▶ [SHORT PROBLEM] Output all the data exactly. Pictures do not belong in the copy.

"""

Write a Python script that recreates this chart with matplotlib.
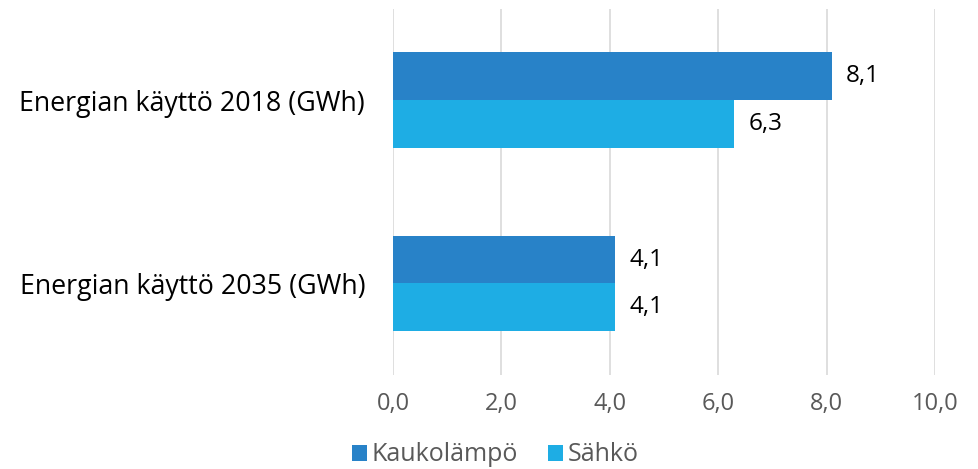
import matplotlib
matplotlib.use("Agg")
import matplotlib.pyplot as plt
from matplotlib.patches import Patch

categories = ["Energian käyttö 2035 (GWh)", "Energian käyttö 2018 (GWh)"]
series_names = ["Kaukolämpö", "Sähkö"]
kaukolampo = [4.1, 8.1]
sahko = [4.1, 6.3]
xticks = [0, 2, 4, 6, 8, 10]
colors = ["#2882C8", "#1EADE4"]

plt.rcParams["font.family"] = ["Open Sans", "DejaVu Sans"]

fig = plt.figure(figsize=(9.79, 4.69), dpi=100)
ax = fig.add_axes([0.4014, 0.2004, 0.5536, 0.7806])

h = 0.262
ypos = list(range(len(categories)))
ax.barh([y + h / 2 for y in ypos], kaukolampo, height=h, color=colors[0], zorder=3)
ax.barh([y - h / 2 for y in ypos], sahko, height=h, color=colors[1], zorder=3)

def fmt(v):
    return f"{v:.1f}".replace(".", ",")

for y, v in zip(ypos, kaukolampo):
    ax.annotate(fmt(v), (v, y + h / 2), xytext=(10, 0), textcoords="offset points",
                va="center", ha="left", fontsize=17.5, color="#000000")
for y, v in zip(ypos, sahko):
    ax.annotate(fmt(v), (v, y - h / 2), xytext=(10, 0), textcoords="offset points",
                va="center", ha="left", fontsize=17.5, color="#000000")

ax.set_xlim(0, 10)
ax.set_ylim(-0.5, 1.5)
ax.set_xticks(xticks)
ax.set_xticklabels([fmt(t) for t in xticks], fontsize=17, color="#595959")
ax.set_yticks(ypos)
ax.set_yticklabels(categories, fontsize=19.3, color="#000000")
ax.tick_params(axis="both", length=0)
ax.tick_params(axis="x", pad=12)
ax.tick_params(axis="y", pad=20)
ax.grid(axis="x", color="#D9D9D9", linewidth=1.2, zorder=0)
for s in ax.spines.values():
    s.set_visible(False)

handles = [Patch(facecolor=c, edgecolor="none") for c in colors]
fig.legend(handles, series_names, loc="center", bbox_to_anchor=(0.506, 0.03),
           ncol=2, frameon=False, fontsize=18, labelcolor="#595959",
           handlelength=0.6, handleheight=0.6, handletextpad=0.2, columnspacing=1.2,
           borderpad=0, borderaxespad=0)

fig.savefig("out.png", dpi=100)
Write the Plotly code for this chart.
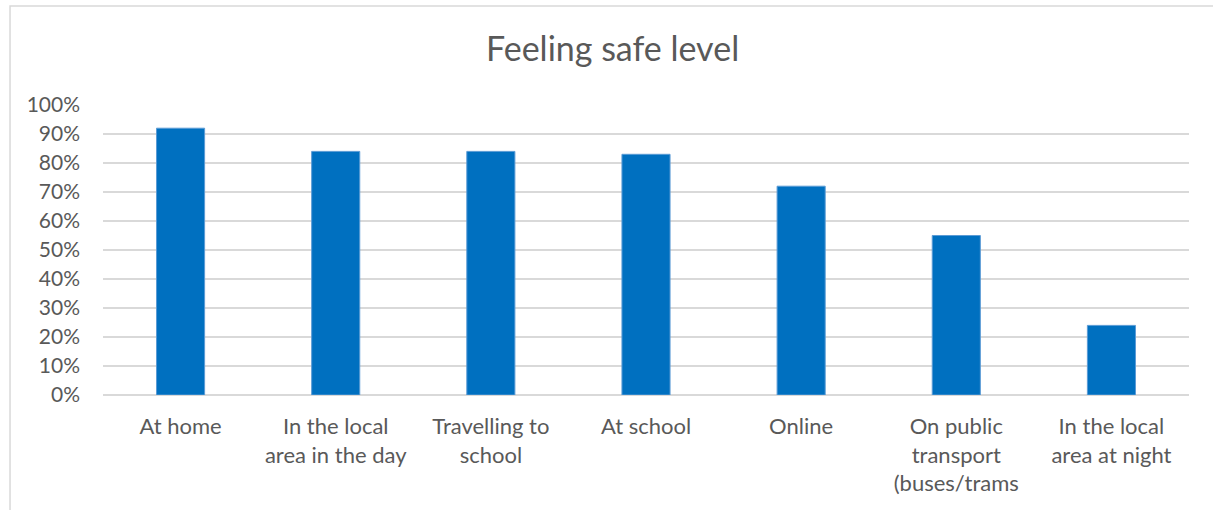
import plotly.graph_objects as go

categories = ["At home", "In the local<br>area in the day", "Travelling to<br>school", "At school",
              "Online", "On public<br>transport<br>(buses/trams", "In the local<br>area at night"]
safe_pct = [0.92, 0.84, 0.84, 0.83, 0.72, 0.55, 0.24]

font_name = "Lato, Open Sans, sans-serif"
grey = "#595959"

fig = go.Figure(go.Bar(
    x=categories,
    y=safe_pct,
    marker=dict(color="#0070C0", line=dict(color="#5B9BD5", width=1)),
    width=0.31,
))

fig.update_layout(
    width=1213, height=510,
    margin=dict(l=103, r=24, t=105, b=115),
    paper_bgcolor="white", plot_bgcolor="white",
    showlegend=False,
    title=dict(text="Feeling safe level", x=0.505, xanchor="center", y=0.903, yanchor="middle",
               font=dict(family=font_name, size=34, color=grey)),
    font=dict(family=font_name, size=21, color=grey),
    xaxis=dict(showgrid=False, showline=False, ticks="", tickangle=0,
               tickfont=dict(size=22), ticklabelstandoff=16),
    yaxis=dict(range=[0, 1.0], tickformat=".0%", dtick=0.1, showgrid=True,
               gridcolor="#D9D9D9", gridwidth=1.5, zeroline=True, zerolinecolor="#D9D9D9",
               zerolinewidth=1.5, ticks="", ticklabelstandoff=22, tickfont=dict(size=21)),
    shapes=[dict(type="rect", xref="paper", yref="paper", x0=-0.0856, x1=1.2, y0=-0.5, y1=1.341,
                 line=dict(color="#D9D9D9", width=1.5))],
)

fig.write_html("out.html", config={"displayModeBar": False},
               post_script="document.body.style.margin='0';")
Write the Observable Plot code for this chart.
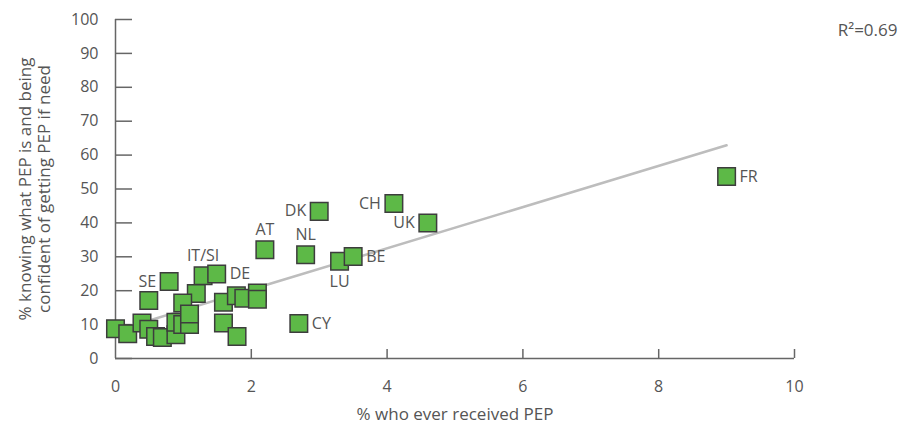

"""

▶ [SOLUTION FOR THIS PROBLEM]
Write a Python script that recreates this chart with matplotlib.
import matplotlib
matplotlib.use("Agg")
import matplotlib.pyplot as plt
from matplotlib.patches import Patch

categories = ["Energian käyttö 2035 (GWh)", "Energian käyttö 2018 (GWh)"]
series_names = ["Kaukolämpö", "Sähkö"]
kaukolampo = [4.1, 8.1]
sahko = [4.1, 6.3]
xticks = [0, 2, 4, 6, 8, 10]
colors = ["#2882C8", "#1EADE4"]

plt.rcParams["font.family"] = ["Open Sans", "DejaVu Sans"]

fig = plt.figure(figsize=(9.79, 4.69), dpi=100)
ax = fig.add_axes([0.4014, 0.2004, 0.5536, 0.7806])

h = 0.262
ypos = list(range(len(categories)))
ax.barh([y + h / 2 for y in ypos], kaukolampo, height=h, color=colors[0], zorder=3)
ax.barh([y - h / 2 for y in ypos], sahko, height=h, color=colors[1], zorder=3)

def fmt(v):
    return f"{v:.1f}".replace(".", ",")

for y, v in zip(ypos, kaukolampo):
    ax.annotate(fmt(v), (v, y + h / 2), xytext=(10, 0), textcoords="offset points",
                va="center", ha="left", fontsize=17.5, color="#000000")
for y, v in zip(ypos, sahko):
    ax.annotate(fmt(v), (v, y - h / 2), xytext=(10, 0), textcoords="offset points",
                va="center", ha="left", fontsize=17.5, color="#000000")

ax.set_xlim(0, 10)
ax.set_ylim(-0.5, 1.5)
ax.set_xticks(xticks)
ax.set_xticklabels([fmt(t) for t in xticks], fontsize=17, color="#595959")
ax.set_yticks(ypos)
ax.set_yticklabels(categories, fontsize=19.3, color="#000000")
ax.tick_params(axis="both", length=0)
ax.tick_params(axis="x", pad=12)
ax.tick_params(axis="y", pad=20)
ax.grid(axis="x", color="#D9D9D9", linewidth=1.2, zorder=0)
for s in ax.spines.values():
    s.set_visible(False)

handles = [Patch(facecolor=c, edgecolor="none") for c in colors]
fig.legend(handles, series_names, loc="center", bbox_to_anchor=(0.506, 0.03),
           ncol=2, frameon=False, fontsize=18, labelcolor="#595959",
           handlelength=0.6, handleheight=0.6, handletextpad=0.2, columnspacing=1.2,
           borderpad=0, borderaxespad=0)

fig.savefig("out.png", dpi=100)
Write the Plotly code for this chart.
import plotly.graph_objects as go

categories = ["At home", "In the local<br>area in the day", "Travelling to<br>school", "At school",
              "Online", "On public<br>transport<br>(buses/trams", "In the local<br>area at night"]
safe_pct = [0.92, 0.84, 0.84, 0.83, 0.72, 0.55, 0.24]

font_name = "Lato, Open Sans, sans-serif"
grey = "#595959"

fig = go.Figure(go.Bar(
    x=categories,
    y=safe_pct,
    marker=dict(color="#0070C0", line=dict(color="#5B9BD5", width=1)),
    width=0.31,
))

fig.update_layout(
    width=1213, height=510,
    margin=dict(l=103, r=24, t=105, b=115),
    paper_bgcolor="white", plot_bgcolor="white",
    showlegend=False,
    title=dict(text="Feeling safe level", x=0.505, xanchor="center", y=0.903, yanchor="middle",
               font=dict(family=font_name, size=34, color=grey)),
    font=dict(family=font_name, size=21, color=grey),
    xaxis=dict(showgrid=False, showline=False, ticks="", tickangle=0,
               tickfont=dict(size=22), ticklabelstandoff=16),
    yaxis=dict(range=[0, 1.0], tickformat=".0%", dtick=0.1, showgrid=True,
               gridcolor="#D9D9D9", gridwidth=1.5, zeroline=True, zerolinecolor="#D9D9D9",
               zerolinewidth=1.5, ticks="", ticklabelstandoff=22, tickfont=dict(size=21)),
    shapes=[dict(type="rect", xref="paper", yref="paper", x0=-0.0856, x1=1.2, y0=-0.5, y1=1.341,
                 line=dict(color="#D9D9D9", width=1.5))],
)

fig.write_html("out.html", config={"displayModeBar": False},
               post_script="document.body.style.margin='0';")
Write the Observable Plot code for this chart.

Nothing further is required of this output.